I live across the street from a church. It's one of those churches that utilize the McDonald's style reader boards to try and encourage people to either attend their services or just give people a little something to think about. I won't lie I usually read them since my bedroom perfectly overlooks the church and I laugh at how silly or absurd they are. A couple weeks ago though they had one up there that actually managed to get me thinking. All it said was "how do you want to be remembered?" I read that every day for about 2 weeks before they took it down and pondered that very question over and over again in my head. What about me do I want people to remember? What will I do to insure my legacy? What will people think about when they think of me when I am gone? I asked all these questions and I realized that what I wanted to be remembered as and what I thought I actually would be remembered as were two different things.

How I want to be remembered:
Funny, caring, loving, sincere, friendly, honest, creative, hardworking.

How I think I would be remembered as of right now:
Funny to a point, loud, harsh, brutal, liar, clever, quitter, that dude who twitters too much, sweet when no one is looking.

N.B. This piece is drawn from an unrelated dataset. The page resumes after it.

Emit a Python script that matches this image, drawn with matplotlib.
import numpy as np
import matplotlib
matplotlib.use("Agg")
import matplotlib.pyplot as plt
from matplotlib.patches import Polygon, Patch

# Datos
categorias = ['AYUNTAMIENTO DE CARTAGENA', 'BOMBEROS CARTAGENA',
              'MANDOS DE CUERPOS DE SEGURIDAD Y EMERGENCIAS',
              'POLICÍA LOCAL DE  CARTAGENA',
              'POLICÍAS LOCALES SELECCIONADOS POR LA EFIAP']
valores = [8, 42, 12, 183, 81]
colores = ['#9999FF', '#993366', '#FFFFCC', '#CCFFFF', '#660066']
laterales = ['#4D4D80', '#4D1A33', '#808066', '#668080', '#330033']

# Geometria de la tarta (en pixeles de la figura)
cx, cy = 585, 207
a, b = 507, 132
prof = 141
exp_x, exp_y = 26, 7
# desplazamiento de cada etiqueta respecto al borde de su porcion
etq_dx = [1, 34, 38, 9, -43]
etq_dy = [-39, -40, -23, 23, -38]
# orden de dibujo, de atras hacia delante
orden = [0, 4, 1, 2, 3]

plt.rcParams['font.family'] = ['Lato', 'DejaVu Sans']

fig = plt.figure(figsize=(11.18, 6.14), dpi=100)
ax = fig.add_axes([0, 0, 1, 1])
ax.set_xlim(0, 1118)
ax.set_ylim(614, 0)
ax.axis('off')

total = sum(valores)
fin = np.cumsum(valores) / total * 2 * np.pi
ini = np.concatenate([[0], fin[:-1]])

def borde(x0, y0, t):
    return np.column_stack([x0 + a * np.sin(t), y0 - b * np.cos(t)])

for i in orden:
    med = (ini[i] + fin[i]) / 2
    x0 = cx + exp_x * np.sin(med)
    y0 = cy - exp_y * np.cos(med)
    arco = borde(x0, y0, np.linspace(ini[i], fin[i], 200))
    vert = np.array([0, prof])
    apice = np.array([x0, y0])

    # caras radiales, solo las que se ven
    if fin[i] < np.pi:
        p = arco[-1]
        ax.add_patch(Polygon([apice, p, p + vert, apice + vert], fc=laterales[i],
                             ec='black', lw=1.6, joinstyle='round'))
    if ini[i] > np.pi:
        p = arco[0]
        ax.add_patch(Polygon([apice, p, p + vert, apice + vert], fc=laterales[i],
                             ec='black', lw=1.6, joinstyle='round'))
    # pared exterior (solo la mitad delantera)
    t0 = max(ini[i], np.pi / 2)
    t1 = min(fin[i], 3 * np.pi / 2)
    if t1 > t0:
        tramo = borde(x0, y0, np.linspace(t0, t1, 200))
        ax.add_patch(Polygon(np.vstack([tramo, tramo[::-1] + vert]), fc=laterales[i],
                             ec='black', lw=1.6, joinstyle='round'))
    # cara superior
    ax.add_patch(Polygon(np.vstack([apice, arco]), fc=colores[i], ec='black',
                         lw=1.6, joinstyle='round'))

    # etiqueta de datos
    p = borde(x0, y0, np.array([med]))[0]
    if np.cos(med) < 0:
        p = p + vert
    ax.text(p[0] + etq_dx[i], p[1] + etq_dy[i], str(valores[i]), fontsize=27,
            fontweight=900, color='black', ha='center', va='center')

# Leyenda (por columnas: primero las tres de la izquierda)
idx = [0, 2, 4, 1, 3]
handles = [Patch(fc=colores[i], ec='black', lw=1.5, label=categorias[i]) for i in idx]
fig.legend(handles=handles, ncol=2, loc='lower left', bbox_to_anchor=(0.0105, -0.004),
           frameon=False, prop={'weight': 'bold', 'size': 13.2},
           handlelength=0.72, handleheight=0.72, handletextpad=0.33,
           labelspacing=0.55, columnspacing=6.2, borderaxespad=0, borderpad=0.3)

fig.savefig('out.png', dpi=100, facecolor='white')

Now I know that's a lot of my perception and not how people think which I am sure i will get some reassuring comments that I have it all wrong but my question is how can I get my perception of my behavior to better fit what I want it to be? I can start by being nicer to the people that I love. I can try and not be as mean to everyone. I don't need to make others look bad just to make myself feel better. I need to be honest. To everyone. About everything. I need to stop feeling bad about the decisions that I made in the past just because they aren't traditional or what everyone else thinks is my potential. Speaking of that word I hate, I need to start living up to my potential. At work, at church, socially, and personally. After all if all these people that are close to me see so much of it in me it obviously is there and I need to actually realize it might actually be there and I need to stop selling myself short.